Required work:
Wherever a line holds the word "this", copy that line out.
━━━━━ Input material
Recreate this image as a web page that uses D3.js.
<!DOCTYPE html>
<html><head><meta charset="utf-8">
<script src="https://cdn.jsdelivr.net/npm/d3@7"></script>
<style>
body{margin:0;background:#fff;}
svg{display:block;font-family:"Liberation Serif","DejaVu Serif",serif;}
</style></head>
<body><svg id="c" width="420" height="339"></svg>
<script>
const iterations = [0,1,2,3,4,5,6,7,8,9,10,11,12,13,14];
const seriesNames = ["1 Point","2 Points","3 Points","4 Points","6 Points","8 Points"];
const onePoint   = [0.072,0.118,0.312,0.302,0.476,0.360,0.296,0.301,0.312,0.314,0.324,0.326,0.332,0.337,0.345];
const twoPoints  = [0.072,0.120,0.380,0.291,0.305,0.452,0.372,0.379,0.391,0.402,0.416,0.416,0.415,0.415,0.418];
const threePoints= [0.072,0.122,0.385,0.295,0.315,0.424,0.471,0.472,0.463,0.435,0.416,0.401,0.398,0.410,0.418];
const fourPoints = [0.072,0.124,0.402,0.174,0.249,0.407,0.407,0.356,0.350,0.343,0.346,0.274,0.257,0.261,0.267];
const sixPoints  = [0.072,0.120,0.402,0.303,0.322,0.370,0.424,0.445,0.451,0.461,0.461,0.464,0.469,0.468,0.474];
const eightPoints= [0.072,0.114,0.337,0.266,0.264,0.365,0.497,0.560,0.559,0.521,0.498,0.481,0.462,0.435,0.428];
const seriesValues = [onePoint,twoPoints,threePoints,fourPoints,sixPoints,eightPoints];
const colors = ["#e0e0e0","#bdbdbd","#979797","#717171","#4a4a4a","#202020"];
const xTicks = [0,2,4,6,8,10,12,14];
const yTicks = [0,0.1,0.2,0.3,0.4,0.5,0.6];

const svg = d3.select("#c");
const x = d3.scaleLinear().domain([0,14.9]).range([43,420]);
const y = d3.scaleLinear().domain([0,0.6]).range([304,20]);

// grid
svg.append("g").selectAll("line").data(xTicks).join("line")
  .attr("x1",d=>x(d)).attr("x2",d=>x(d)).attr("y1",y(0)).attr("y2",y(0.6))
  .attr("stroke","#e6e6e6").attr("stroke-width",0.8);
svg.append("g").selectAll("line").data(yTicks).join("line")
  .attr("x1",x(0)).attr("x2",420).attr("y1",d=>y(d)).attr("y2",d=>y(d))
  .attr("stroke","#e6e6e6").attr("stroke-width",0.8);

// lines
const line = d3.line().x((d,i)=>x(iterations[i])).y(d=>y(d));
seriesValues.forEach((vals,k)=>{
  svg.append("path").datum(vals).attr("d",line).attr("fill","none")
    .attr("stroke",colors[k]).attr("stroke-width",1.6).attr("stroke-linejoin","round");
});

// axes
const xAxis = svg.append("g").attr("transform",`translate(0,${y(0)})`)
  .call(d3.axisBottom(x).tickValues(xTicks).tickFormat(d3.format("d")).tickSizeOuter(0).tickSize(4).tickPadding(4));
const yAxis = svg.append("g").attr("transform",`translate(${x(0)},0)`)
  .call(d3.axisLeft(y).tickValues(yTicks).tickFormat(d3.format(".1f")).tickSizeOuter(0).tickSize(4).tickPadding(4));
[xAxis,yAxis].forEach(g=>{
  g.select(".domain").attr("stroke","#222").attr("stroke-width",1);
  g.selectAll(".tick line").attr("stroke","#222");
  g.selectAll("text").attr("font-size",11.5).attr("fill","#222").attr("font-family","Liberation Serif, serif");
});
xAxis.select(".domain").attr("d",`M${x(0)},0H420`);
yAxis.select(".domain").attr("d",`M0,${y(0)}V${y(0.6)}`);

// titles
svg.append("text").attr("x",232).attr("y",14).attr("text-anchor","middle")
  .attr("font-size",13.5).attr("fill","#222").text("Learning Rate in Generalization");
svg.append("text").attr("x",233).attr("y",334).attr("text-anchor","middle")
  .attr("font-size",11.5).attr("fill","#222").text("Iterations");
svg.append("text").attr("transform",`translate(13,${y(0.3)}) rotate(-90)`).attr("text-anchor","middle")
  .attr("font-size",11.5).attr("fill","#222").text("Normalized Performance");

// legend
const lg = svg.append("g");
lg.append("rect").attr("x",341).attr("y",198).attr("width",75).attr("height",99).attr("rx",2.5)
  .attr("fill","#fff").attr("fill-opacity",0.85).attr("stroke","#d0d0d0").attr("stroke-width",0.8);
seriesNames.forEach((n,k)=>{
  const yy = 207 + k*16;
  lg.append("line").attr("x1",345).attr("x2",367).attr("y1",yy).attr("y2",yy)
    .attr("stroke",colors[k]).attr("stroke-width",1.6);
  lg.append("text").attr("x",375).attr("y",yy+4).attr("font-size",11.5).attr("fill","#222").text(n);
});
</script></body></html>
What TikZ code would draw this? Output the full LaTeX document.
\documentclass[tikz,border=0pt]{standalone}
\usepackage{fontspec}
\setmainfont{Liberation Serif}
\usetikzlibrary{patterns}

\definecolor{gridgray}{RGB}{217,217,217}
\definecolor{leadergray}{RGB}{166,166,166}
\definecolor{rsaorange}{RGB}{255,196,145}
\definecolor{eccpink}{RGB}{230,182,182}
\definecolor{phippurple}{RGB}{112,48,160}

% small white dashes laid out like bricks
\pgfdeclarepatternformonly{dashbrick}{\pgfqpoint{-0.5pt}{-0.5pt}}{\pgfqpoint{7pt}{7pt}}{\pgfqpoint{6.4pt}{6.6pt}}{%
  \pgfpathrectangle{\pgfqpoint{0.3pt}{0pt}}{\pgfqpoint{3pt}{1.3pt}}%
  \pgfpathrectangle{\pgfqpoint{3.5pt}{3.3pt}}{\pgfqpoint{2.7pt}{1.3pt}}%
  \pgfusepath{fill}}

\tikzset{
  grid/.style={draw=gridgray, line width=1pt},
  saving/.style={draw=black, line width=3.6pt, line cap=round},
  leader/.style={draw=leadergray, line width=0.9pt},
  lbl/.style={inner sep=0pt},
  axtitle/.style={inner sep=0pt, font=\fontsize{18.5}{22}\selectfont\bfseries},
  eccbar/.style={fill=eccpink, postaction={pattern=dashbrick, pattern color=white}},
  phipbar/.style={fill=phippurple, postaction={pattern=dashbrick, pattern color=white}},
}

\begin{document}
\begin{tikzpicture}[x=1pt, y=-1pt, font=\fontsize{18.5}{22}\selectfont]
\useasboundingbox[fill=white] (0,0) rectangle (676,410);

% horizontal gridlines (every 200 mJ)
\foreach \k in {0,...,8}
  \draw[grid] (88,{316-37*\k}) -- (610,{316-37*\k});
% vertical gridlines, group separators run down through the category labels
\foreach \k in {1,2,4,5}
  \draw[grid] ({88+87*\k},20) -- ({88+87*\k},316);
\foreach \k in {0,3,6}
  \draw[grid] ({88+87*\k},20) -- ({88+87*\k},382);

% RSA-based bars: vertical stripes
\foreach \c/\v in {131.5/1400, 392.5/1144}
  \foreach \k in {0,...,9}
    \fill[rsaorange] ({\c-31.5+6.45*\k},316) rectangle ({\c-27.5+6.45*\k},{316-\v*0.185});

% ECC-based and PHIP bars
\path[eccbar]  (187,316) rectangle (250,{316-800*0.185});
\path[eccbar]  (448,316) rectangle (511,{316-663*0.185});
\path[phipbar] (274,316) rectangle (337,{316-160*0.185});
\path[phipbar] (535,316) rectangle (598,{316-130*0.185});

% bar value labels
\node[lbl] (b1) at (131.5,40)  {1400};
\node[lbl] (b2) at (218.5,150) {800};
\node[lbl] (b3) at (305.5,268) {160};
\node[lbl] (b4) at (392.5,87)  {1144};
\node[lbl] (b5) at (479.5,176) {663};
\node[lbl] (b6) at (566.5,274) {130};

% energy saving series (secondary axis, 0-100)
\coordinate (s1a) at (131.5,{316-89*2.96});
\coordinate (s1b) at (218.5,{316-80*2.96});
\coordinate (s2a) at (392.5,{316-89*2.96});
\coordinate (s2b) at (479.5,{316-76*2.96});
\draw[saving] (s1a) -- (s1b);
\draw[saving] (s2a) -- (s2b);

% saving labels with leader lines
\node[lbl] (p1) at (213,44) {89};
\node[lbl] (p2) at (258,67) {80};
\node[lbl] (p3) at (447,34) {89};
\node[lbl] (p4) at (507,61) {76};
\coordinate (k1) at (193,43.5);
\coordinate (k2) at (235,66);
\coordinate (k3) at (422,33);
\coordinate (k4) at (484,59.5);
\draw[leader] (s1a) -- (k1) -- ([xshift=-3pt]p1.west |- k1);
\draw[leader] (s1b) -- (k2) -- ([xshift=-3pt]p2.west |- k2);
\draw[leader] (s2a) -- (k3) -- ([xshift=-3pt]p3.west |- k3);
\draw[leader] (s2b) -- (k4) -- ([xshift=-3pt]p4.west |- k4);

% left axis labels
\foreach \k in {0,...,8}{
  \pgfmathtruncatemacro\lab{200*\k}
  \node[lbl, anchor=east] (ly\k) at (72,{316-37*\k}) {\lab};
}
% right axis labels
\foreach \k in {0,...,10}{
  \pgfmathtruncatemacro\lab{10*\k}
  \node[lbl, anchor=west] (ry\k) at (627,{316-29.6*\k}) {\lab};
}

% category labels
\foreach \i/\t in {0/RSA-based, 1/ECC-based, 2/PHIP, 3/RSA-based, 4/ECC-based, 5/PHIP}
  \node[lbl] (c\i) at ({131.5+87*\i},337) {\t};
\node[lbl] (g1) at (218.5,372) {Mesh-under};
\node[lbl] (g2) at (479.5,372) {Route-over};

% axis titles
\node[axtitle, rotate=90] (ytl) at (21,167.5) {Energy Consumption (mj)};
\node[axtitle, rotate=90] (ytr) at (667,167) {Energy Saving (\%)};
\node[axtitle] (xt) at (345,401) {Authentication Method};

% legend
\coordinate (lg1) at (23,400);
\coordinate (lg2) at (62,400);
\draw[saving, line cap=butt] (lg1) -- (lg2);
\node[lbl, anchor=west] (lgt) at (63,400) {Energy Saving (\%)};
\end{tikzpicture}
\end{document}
━━━━━━━━━━
Task result:
Recreate this image as a web page that uses D3.js.
What TikZ code would draw this? Output the full LaTeX document.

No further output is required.